GIVEN REQUEST: Print the lines of the listing below verbatim from its first line through the line bearing "(airportNm) at (171,41)". Any pictures are to be omitted.

PROVIDED DATA:
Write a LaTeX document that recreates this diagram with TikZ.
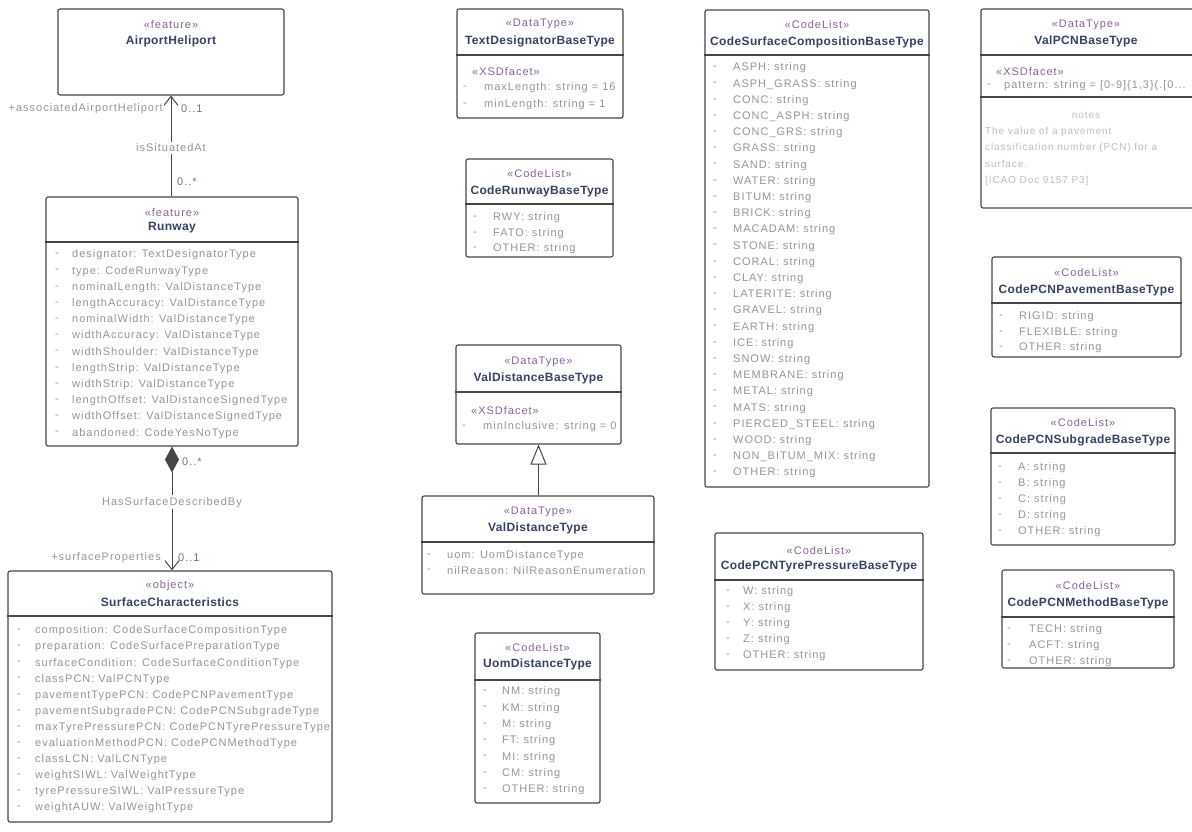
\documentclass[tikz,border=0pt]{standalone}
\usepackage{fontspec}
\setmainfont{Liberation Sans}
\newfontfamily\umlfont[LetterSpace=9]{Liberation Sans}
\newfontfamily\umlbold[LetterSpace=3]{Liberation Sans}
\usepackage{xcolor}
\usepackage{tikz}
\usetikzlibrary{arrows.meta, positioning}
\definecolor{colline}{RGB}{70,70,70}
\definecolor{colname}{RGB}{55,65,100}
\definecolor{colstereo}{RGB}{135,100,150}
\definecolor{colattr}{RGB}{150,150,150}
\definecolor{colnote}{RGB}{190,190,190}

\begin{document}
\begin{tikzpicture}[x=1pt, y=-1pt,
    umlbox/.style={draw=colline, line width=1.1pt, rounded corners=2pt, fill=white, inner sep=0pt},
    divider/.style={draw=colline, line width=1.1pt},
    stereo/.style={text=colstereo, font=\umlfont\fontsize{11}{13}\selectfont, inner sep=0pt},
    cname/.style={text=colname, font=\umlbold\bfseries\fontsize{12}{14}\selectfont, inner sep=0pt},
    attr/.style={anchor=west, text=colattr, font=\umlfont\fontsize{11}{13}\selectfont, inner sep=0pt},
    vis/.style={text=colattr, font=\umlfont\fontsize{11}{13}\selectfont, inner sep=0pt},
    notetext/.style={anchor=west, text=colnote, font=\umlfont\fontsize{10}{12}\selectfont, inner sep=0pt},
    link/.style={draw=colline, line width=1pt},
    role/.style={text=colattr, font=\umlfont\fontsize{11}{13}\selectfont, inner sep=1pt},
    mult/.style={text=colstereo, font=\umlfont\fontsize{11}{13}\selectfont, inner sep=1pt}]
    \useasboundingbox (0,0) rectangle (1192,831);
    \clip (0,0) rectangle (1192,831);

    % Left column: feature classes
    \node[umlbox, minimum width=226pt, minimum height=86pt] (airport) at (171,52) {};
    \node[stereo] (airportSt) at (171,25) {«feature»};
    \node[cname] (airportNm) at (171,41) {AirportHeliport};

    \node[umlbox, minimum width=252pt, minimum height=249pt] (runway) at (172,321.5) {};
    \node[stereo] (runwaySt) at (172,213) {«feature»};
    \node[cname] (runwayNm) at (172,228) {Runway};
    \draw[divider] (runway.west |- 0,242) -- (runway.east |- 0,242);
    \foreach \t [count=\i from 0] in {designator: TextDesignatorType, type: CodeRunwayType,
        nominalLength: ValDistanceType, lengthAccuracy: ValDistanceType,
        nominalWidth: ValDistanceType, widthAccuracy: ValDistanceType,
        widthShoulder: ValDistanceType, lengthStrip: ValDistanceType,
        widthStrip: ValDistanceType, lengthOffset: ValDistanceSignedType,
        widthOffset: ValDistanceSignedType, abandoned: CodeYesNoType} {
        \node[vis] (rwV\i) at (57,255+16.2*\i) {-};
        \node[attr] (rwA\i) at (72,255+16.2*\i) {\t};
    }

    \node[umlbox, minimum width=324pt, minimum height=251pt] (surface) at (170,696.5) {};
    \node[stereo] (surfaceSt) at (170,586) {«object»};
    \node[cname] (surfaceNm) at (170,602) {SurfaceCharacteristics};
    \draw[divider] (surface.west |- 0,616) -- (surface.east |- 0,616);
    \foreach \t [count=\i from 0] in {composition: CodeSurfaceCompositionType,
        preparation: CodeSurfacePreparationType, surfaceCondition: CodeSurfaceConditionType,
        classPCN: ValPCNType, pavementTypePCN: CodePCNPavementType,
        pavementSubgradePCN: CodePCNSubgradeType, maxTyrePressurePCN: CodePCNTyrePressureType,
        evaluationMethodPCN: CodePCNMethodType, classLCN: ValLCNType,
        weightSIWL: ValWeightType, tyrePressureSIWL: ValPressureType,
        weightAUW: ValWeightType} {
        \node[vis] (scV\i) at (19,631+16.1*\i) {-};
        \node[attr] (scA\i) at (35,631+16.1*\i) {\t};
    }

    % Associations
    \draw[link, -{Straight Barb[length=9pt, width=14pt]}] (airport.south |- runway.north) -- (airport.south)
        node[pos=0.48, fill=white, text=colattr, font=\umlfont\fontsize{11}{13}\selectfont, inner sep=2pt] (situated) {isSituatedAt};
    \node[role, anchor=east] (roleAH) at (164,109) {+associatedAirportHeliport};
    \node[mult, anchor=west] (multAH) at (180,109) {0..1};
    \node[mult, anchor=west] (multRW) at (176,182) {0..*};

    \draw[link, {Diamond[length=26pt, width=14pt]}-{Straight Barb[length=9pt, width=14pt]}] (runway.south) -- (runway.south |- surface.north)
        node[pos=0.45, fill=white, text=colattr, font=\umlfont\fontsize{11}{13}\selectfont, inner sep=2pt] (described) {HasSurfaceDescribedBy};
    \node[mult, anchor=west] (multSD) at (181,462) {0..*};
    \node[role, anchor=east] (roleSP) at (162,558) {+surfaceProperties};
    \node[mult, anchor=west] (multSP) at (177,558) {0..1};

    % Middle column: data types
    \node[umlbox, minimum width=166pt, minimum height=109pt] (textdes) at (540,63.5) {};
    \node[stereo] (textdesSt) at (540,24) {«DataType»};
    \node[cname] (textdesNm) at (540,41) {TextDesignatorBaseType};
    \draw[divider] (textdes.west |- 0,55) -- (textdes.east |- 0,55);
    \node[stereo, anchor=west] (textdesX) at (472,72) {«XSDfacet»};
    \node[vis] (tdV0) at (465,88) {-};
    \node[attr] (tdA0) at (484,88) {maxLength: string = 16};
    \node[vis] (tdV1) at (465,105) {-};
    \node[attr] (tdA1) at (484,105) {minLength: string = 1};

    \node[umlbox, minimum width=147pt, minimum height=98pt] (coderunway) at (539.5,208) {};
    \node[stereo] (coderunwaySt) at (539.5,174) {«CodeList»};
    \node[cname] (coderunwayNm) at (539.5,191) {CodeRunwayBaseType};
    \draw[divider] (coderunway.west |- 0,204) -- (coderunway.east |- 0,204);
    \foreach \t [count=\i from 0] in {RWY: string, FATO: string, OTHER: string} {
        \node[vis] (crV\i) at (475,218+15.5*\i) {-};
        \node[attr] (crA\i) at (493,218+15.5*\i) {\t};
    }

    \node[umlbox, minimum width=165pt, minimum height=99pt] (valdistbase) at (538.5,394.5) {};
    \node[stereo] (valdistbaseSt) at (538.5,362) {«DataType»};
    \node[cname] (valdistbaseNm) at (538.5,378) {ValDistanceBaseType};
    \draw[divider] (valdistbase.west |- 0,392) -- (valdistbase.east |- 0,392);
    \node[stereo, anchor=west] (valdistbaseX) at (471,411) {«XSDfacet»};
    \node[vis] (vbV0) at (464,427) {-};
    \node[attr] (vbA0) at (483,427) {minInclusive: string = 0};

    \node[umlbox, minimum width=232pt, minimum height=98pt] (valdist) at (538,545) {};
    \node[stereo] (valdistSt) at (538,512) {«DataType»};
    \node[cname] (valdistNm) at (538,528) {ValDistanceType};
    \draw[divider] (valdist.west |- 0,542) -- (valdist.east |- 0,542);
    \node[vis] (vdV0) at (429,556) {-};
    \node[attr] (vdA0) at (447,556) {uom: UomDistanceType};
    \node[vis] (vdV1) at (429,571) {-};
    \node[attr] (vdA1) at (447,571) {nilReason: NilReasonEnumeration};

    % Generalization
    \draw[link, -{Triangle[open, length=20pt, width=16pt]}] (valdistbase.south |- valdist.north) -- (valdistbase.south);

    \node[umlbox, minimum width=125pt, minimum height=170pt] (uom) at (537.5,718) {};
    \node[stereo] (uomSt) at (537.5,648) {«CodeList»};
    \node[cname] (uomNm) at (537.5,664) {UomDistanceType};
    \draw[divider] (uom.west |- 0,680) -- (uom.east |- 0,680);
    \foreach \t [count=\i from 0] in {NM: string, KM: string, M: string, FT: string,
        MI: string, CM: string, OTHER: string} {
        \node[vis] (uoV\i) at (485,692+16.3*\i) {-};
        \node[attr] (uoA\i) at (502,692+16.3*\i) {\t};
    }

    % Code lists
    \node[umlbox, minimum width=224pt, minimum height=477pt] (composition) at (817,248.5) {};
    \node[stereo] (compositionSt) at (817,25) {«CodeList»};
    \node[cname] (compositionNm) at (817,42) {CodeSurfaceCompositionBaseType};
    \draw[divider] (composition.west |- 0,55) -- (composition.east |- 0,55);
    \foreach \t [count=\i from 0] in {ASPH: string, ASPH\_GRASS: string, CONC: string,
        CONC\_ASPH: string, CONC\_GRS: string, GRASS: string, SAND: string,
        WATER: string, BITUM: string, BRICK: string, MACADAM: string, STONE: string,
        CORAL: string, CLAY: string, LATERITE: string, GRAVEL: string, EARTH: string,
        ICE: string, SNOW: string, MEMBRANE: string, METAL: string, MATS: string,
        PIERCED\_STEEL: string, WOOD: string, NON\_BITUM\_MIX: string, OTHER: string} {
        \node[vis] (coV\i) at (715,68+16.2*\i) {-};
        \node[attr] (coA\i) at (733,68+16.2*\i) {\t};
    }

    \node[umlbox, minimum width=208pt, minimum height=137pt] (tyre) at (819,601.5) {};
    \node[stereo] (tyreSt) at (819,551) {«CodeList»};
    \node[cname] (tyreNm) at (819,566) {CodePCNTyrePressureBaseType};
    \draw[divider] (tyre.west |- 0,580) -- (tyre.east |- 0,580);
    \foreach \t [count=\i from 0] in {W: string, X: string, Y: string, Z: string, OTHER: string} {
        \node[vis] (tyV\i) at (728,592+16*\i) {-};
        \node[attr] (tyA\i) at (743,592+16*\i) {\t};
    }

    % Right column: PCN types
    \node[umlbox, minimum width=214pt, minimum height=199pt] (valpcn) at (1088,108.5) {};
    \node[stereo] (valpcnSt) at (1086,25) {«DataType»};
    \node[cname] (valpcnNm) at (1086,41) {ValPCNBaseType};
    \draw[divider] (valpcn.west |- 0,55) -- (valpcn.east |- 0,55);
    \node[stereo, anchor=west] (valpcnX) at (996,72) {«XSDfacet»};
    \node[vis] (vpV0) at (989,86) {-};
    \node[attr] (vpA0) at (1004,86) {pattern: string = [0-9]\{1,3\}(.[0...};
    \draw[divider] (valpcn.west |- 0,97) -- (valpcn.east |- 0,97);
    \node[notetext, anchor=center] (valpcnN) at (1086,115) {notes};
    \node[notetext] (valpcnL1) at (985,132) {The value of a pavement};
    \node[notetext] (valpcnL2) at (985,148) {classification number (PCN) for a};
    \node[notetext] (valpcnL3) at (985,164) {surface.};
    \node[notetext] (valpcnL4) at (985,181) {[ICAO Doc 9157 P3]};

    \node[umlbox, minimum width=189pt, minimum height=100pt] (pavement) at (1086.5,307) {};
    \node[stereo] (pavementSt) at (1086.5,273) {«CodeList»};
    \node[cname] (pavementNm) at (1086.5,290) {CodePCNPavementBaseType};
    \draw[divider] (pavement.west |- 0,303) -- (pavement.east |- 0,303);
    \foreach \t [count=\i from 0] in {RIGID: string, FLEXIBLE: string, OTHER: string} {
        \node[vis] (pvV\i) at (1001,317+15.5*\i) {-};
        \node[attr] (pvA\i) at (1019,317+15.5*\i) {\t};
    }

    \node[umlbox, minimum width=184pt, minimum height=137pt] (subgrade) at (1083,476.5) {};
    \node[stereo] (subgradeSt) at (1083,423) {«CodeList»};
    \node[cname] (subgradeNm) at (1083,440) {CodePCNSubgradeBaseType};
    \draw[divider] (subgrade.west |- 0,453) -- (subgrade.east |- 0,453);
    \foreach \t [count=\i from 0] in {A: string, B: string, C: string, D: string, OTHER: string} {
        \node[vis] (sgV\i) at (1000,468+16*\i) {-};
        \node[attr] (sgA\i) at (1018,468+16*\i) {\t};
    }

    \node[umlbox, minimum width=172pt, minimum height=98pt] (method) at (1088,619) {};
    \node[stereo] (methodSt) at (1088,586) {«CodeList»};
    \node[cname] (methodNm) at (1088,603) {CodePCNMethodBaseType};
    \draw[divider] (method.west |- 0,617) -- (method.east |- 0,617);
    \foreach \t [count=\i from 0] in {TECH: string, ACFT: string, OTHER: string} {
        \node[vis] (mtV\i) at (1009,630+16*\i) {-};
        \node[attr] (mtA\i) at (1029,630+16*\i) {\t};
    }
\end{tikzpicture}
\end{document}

COMPLETED TASK:
Write a LaTeX document that recreates this diagram with TikZ.
\documentclass[tikz,border=0pt]{standalone}
\usepackage{fontspec}
\setmainfont{Liberation Sans}
\newfontfamily\umlfont[LetterSpace=9]{Liberation Sans}
\newfontfamily\umlbold[LetterSpace=3]{Liberation Sans}
\usepackage{xcolor}
\usepackage{tikz}
\usetikzlibrary{arrows.meta, positioning}
\definecolor{colline}{RGB}{70,70,70}
\definecolor{colname}{RGB}{55,65,100}
\definecolor{colstereo}{RGB}{135,100,150}
\definecolor{colattr}{RGB}{150,150,150}
\definecolor{colnote}{RGB}{190,190,190}

\begin{document}
\begin{tikzpicture}[x=1pt, y=-1pt,
    umlbox/.style={draw=colline, line width=1.1pt, rounded corners=2pt, fill=white, inner sep=0pt},
    divider/.style={draw=colline, line width=1.1pt},
    stereo/.style={text=colstereo, font=\umlfont\fontsize{11}{13}\selectfont, inner sep=0pt},
    cname/.style={text=colname, font=\umlbold\bfseries\fontsize{12}{14}\selectfont, inner sep=0pt},
    attr/.style={anchor=west, text=colattr, font=\umlfont\fontsize{11}{13}\selectfont, inner sep=0pt},
    vis/.style={text=colattr, font=\umlfont\fontsize{11}{13}\selectfont, inner sep=0pt},
    notetext/.style={anchor=west, text=colnote, font=\umlfont\fontsize{10}{12}\selectfont, inner sep=0pt},
    link/.style={draw=colline, line width=1pt},
    role/.style={text=colattr, font=\umlfont\fontsize{11}{13}\selectfont, inner sep=1pt},
    mult/.style={text=colstereo, font=\umlfont\fontsize{11}{13}\selectfont, inner sep=1pt}]
    \useasboundingbox (0,0) rectangle (1192,831);
    \clip (0,0) rectangle (1192,831);

    % Left column: feature classes
    \node[umlbox, minimum width=226pt, minimum height=86pt] (airport) at (171,52) {};
    \node[stereo] (airportSt) at (171,25) {«feature»};
    \node[cname] (airportNm) at (171,41) {AirportHeliport};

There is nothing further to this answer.